Brothers Harry and Alfie Hudson-Taylor are, musically at least, very much a product of the Dublin streets. Long-time buskers, they’ve evolved over a decade into a traveling folk-pop juggernaut, a slow-forged success that has pushed from the corner of Grafton Street to American tours and European adventures. They’re now feeding that travel experience back into their work.
New album ‘Loving Everywhere I Go’ is very much a nod to the highs of it all. “Just being in New York, doing support slots for Hozier, and the EPs being recorded in Seattle, the hub of grunge, gave us a mixture of genres and influences that are not necessarily conscious, but you allow them all to feed in” Alfie Hudson-Taylor tells us.
“The songwriting is very influenced by our travels. We started working on this album back in 2017 in Seattle, and it would have been out a while ago, apart from the Hozier tour happening, so we did an EP instead, and toured that. For the album, the producer really challenged us to try new things.”
“There are little bits of pop and hip-hop that give it a modern edge. It’s not brash, but they’ve been captured in a way that we really like. Some people think we’re real folky and acoustic, others think it’s really pop. It seems to depend on what they normally listen to. So we’re in a weird spot but that makes it very fun to work on the sections of our songs. We sit in this kind of ‘live band’ type space.”

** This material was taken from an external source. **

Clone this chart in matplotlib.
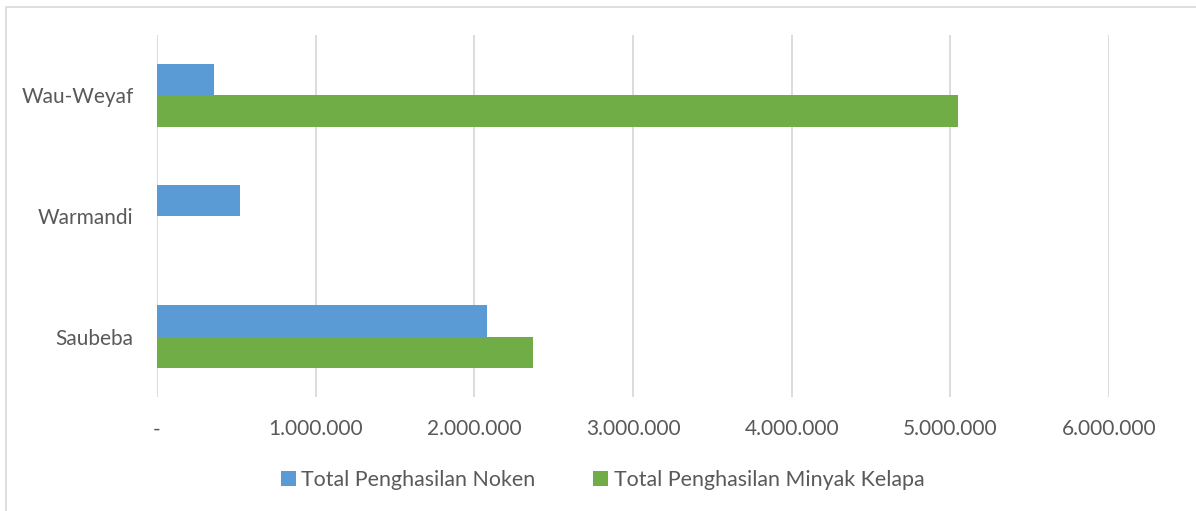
import numpy as np
import matplotlib.pyplot as plt
from matplotlib.patches import Rectangle
from matplotlib.ticker import FuncFormatter

categories = ["Saubeba", "Warmandi", "Wau-Weyaf"]
noken = [2080000, 523000, 357000]
minyak = [2370000, 0, 5050000]
series_names = ["Total Penghasilan Noken", "Total Penghasilan Minyak Kelapa"]
ticks = [0, 1000000, 2000000, 3000000, 4000000, 5000000, 6000000]

plt.rcParams['font.family'] = ['Lato', 'DejaVu Sans']
grey = '#595959'
fs = 15

fig = plt.figure(figsize=(11.96, 5.11), dpi=100)
ax = fig.add_axes([0.1313, 0.2231, 0.796, 0.7084])

# light frame round the chart area
fig.patches.append(Rectangle((6/1196, -0.1), 1.2, 1 - 7/511 + 0.1, transform=fig.transFigure,
                             fill=False, edgecolor='#d9d9d9', linewidth=1.2))

y = np.arange(len(categories))
h = 0.26
ax.barh(y + h/2, noken, height=h, color='#5b9bd5', label=series_names[0], zorder=3)
ax.barh(y - h/2, minyak, height=h, color='#70ad47', label=series_names[1], zorder=3)

ax.set_xlim(0, 6000000)
ax.set_ylim(-0.5, 2.5)
ax.set_xticks(ticks)
ax.xaxis.set_major_formatter(FuncFormatter(lambda v, p: "-" if v == 0 else f"{int(v):,}".replace(",", ".")))
ax.set_yticks(y)
ax.set_yticklabels(categories)
ax.grid(axis='x', color='#d9d9d9', linewidth=1.3, zorder=0)
for s in ax.spines.values():
    s.set_visible(False)
ax.tick_params(axis='both', length=0, labelsize=fs, labelcolor=grey)
ax.tick_params(axis='x', pad=16)
ax.tick_params(axis='y', pad=17)

ax.legend(loc='upper center', bbox_to_anchor=(0.468, -0.148), ncol=2, frameon=False,
          fontsize=15.4, labelcolor=grey, handlelength=0.7, handleheight=0.7,
          handletextpad=0.25, columnspacing=2.7)

plt.savefig('out.png', dpi=100)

Those times back on Grafton Street feed in too, sometimes literally, like in the lyrics to their homecoming Christmas song ‘How I Know It’s Christmas’, a nod to returning to Dublin after time away. They even played it back on Grafton Street this Christmas.
“The common thread for us has been that people like how we sound live,” Harry explains. “I don’t think the records have always been as good as we sound live. With this new album in particular, I think it does it justice. If anything, we might struggle to replicate some of the recordings on stage. We tried to sound like the best take of 4 rather than 14 this time, a bit more organic than we’d done before in the studio, and that seemed to work for us.”
The result is happy-go-lucky at times, and thoughtful at others; lyrically smart and almost carefree in its harmonies.
“We’re collecting our thoughts now, really,” the brothers joked ahead of the release. “The tunes are anything from seven years old to one year old, and there’s loads for us to talk about. It’s really nice to finally get to speaking about all of this, but we can only really talk about it so much, after that it has to be about the music.”
“The best thing that’s happened to us has been living in two different cities, surprisingly. We used to put off working. Now we’re based half in Dublin and half in Brighton, we have to make the most of our time, and that really works for us. We can’t put things off.”
“I don’t know how Harry feels,” Alfie says, “but now I feel like our last album is nasty. I’ll probably never listen to it again. Obviously you listen to it so many times in the mix and stuff like that, but it’s great to have this out to push instead. We really pushed ourselves to be a bit different songwriting wise, and we’re proud of that.”